Una di quelle pagine – quella evangelica odierna – che, se accolta nella sua integrità, potrebbe davvero suscitare un diverso modo di intendere le nostre relazioni dentro e fuori la comunità cristiana. Perché questo accada occorre che ci mettiamo nei panni di Giacomo e Giovanni, che chiedono di essere i primi. Anche noi chiediamo sovente a chiunque abbia potere e immagine di farci uscire dal grigiore dell’anonimato, di essere qualcuno. È necessario che impariamo a stare a contatto con questa ansia di potere.
L’esigenza di emergere nella vita, di essere riconosciuti, stimati, accolti è un’esigenza in sé legittima e comprensibile: abbiamo tutti bisogno di stima e di riconoscimento per dare il meglio di noi stessi.
Chi vuol essere il primo…
Gesù non condanna l’ambizione di riuscire. Il problema, infatti, non è essere il primo. Noi siamo chiamati a riuscire nella vita, ma Gesù sposta l’orizzonte della domanda come a dire che la strada per riuscire non è quella che abbiamo imboccato. Quella è una strada chiusa. Il potere, annuncia Gesù, si conquista con la debolezza, il potere viene dal servizio, il primo posto si conquista con il dono.

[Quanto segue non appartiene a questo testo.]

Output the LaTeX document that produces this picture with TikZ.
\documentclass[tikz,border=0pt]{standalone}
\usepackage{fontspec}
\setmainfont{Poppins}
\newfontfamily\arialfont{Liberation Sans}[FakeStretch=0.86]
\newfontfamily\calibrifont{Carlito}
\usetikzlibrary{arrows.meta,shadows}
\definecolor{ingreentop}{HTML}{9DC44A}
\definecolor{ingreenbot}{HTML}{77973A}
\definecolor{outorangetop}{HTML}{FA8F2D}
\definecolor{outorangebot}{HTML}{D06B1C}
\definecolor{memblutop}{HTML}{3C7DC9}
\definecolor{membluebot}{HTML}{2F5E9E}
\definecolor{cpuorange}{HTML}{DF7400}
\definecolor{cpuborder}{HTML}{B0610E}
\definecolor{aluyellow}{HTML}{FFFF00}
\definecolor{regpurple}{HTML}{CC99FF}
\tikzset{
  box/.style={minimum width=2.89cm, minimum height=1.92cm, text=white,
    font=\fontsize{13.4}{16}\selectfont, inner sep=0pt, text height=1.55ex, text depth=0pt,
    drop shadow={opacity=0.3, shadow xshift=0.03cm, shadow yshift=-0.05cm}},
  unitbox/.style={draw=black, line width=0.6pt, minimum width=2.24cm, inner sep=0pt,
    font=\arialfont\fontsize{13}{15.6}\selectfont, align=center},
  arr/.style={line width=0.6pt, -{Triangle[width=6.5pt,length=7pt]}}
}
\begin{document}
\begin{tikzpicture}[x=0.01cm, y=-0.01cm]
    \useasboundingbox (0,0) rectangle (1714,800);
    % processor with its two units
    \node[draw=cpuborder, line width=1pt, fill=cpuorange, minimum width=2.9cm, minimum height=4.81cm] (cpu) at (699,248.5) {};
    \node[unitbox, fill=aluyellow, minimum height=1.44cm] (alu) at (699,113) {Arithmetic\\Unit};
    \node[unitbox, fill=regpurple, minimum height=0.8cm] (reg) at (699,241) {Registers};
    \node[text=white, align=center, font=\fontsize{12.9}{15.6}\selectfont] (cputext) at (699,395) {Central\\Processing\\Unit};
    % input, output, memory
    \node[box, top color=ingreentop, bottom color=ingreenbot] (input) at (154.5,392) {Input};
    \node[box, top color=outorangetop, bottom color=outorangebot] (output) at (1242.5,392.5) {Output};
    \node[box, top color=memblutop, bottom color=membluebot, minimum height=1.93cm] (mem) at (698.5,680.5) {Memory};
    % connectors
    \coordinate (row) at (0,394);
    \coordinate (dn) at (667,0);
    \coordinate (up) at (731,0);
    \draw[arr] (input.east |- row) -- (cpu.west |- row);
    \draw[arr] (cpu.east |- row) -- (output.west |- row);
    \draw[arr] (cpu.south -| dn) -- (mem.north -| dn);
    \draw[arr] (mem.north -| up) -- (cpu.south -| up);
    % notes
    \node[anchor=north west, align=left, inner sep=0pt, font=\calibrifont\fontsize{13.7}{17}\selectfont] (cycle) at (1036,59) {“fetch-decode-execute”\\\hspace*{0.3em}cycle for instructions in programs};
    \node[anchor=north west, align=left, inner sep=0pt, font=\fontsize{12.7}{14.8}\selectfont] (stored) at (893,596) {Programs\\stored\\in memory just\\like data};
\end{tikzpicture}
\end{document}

Ciò che conta in vista dei primi posti è bere al calice di una vita donata, non trattenuta. La passione di grandezza abita il cuore di ciascuno di noi. Ma noi la giochiamo al tavolo sbagliato, dove i più grandi sono quelli che hanno troni. C’è, dice Gesù, un altro tavolo dove giocare la nostra partita. Quello di un mondo diverso, di una storia diversa, di rapporti altri. Siamo chiamati a passare dal tavolo dove si punta sull’amore per la forza a quello dove si punta sulla forza dell’amore.

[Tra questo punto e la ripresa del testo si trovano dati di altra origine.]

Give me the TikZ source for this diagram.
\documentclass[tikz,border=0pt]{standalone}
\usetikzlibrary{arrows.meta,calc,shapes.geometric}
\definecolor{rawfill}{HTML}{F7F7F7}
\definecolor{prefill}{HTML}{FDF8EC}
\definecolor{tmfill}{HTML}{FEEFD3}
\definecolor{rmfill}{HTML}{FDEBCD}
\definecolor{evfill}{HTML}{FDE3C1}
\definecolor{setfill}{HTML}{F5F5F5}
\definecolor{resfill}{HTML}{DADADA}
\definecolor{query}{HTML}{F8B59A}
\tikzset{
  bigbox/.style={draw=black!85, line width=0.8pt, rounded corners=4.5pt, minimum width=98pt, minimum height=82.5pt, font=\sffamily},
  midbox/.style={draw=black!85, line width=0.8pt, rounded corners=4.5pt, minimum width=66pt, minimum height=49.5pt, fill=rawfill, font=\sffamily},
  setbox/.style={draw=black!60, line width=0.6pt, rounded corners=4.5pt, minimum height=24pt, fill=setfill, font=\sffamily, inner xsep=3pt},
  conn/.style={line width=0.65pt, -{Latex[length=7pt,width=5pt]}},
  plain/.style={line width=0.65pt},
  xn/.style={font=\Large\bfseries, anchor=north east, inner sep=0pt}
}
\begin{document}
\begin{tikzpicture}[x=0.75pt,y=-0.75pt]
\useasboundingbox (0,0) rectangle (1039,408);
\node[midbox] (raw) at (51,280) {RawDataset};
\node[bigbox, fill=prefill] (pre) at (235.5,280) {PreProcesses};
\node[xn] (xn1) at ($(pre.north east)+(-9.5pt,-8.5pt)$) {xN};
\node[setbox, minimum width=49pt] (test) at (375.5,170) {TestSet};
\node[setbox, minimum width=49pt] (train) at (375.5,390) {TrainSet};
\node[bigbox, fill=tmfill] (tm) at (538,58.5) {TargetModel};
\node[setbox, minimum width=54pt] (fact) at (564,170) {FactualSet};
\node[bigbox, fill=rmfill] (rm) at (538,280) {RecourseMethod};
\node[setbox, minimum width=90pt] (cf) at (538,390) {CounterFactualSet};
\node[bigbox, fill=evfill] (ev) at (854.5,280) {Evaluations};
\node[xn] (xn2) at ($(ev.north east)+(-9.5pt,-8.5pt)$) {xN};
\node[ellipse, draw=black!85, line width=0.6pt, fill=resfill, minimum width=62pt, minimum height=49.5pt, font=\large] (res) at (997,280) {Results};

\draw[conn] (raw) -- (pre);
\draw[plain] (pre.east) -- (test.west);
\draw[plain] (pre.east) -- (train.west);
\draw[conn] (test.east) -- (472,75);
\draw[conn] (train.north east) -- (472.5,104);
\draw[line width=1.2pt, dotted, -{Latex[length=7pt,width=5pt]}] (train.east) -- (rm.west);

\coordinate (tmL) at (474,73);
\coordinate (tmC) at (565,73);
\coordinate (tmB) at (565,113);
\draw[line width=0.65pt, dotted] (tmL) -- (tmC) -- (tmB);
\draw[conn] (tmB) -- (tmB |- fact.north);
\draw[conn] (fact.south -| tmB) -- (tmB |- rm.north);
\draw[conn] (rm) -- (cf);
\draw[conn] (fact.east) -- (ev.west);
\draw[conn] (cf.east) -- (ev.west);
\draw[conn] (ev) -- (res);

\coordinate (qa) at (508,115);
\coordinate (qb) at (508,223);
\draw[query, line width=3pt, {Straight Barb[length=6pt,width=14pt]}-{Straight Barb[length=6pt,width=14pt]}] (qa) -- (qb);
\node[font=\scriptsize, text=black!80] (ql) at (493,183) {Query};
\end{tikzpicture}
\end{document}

Potete bere il calice che io bevo?
Per Gesù è questa la condizione e la garanzia che consente a un potere di rimanere tale e di non degradare in dominio. La via proposta da Gesù è bere al suo calice, vale a dire, se non passi dentro i drammi della gente, se non condividi, dal di dentro, non dall’alto, la sofferenza, se non ti coinvolgi nel calice amaro, la tua voce e il tuo potere non è una risposta né ai problemi, né alla vita, né alla morte. La tua è una commedia, è letteratura, è accademia. Quanta letteratura, quanta accademia anche all’interno della comunità cristiana!
Non così la vicenda di Gesù, che non è stata certo accademia.
Sono venuto per servire. Dio come nostro servitore. E noi ci ostiniamo ad annunciarlo come il padrone della vita. Dio non tiene il mondo ai suoi piedi. Dio, invece, è inginocchiato ai piedi di ogni creatura. I grandi della storia sono grandi perché hanno giocato e hanno vinto con la morte di loro rivali. Dio non gode della tua morte o della tua rovina. Non ha bisogno di troni: egli si cinge di un asciugatoio. Non cercare Dio guardando in alto, in cielo: prova a scorgerlo ai tuoi piedi. L’impero di Dio è lo spazio che tu gli concedi perché lui possa lavare i tuoi piedi.
Servire è una dimensione dell’intera esistenza e non già un frammento del nostro tempo e del nostro agire. Servire è un modo di esistere e non già un qualcosa di improvvisato o legato a un interesse immediato.
Il vero servizio non raggiunge soltanto il bisogno della gente ma le persone.